ATDK: We set out to create this work together and to jointly develop all aspects: choreography, music, costumes, light and set. However, when we started rehearsals, we realised that it was essential to also create a space for each of us to go our own way. So, we follow each another’s process and we will see if, in time, our parallel lines will cross or if they will remain parallel. That, we will discover at a later stage. A mutual contamination will most certainly occur, even though we don’t yet know what kind of form it will end up taking. It is too soon to tell.
RM: We spoke about nature and the cosmic. I am interested in exploring the idea that Vivaldi was just channeling something about nature. For me, he’s part of nature. We are, in turn, just channeling something through this music. It doesn’t have to be our vision on how things should be. In our conversations, our relationships to life, nature and the cosmos keep coming up. It is about the spiritual as well.

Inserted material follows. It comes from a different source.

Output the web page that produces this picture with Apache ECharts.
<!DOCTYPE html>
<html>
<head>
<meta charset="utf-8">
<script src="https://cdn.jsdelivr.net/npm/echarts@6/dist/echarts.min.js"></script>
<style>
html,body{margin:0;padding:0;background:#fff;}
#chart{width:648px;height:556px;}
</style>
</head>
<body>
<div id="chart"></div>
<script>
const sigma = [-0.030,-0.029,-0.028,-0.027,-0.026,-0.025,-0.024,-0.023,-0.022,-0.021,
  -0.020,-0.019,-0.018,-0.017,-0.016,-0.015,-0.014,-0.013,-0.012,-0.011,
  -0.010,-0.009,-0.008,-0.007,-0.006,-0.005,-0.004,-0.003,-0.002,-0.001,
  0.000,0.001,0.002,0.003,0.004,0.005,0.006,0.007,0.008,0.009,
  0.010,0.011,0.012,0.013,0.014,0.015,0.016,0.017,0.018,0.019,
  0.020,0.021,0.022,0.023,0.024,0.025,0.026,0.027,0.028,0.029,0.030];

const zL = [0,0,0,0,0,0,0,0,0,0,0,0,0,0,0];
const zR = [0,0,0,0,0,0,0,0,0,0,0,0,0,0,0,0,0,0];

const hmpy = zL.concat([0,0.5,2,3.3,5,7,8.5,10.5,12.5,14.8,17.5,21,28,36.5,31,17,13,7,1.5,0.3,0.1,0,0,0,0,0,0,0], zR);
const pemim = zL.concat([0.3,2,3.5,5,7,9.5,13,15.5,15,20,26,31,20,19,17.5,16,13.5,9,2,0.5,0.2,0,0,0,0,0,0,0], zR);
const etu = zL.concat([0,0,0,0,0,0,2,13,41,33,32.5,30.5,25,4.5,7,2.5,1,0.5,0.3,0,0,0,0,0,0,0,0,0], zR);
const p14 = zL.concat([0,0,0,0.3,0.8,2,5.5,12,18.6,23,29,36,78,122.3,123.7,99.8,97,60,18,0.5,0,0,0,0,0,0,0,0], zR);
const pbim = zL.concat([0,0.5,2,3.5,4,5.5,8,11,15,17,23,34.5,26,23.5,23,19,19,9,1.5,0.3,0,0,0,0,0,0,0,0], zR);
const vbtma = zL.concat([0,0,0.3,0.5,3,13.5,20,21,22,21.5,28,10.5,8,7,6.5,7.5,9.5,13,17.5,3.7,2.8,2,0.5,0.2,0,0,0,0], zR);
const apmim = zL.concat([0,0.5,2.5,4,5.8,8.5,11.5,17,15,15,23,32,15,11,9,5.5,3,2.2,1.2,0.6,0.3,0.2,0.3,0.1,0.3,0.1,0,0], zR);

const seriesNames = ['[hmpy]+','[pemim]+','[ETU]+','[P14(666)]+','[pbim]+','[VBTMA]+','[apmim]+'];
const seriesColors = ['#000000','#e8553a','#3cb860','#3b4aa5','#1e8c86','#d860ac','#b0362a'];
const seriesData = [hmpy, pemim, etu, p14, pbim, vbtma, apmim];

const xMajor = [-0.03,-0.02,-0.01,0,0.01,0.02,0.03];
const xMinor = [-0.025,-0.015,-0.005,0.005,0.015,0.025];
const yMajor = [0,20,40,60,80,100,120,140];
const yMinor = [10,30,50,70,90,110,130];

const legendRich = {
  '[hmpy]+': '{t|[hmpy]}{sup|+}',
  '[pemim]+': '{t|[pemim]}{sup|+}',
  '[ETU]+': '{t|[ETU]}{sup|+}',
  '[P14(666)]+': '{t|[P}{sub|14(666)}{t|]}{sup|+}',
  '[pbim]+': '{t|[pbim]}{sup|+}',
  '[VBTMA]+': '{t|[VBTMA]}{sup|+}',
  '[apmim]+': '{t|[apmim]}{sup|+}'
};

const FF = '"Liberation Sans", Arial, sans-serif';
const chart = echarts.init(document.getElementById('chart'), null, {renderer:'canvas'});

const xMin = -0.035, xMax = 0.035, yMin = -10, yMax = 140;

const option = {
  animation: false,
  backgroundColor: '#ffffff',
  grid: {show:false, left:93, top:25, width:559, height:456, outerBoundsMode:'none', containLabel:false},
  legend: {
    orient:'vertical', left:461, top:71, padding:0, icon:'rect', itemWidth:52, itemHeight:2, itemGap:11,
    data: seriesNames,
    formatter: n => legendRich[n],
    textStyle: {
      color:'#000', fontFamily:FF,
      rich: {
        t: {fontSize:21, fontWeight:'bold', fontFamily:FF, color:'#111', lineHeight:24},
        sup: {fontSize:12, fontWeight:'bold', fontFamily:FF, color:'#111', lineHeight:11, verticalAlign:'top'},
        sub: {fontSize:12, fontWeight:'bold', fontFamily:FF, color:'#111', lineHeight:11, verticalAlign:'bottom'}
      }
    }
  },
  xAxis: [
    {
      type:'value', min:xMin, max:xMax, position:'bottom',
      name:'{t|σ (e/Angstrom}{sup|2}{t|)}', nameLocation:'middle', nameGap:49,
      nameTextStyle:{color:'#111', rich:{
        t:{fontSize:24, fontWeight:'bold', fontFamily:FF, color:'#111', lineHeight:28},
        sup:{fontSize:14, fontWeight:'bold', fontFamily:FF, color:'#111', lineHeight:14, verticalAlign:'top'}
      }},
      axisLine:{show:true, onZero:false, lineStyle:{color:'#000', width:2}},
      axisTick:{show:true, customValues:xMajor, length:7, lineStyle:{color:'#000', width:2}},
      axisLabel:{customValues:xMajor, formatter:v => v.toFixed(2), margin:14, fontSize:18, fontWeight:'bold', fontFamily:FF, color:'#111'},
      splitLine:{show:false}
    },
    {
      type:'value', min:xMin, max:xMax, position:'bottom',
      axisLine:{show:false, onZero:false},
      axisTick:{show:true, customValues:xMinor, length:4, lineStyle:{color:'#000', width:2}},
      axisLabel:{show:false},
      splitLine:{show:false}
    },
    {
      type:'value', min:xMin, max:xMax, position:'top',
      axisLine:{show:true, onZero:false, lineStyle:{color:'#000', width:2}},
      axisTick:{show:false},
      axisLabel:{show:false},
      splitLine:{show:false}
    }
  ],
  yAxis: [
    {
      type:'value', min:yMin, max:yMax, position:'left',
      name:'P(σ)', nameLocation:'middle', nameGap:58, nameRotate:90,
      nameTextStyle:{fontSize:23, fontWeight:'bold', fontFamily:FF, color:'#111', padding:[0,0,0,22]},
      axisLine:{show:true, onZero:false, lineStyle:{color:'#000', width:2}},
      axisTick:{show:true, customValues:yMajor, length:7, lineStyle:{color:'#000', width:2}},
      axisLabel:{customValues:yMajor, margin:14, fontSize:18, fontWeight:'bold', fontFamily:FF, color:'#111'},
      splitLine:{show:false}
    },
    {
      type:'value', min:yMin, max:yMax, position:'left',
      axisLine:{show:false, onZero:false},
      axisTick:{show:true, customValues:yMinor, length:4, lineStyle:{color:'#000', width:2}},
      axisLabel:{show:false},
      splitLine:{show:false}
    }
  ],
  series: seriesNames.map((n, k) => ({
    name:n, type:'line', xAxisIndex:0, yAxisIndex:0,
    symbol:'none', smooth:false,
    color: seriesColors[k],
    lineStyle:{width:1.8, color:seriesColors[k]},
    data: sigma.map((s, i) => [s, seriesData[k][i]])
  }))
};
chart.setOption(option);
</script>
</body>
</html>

ATDK: We share a passion for geometry and for the spiritual dimension of nature. I think that nature and spirituality are one and the same. There is a whole range of possible approaches to nature, from a really scientific observation – rational, analytical – to a holistic spiritual experience, which includes our bodies as well as our minds or souls. I am interested in religion as a spiritual, unifying, cosmic force and in the notion that we belong to something beyond ourselves. In these times, which are extreme, there is a real need for this. I also make a bet on beauty and harmony, in the sense of what works, what functions, not as an aesthetic or moral value. More than ever, this is what is at stake today. How will we survive on this planet, all eight billion of us? How will we share it? How will we share the air and the water? How will nature survive? How will we take care of the animals, the trees, natural resources? When will we move away from our superior position and stop behaving as if we were the masters of the earth?
RM: I agree that at this moment in time, we cannot deal with the present only intellectually. We need the intellectual, the physical and the spiritual. I think that this particular experience – to analyse, make and experience – is very important today.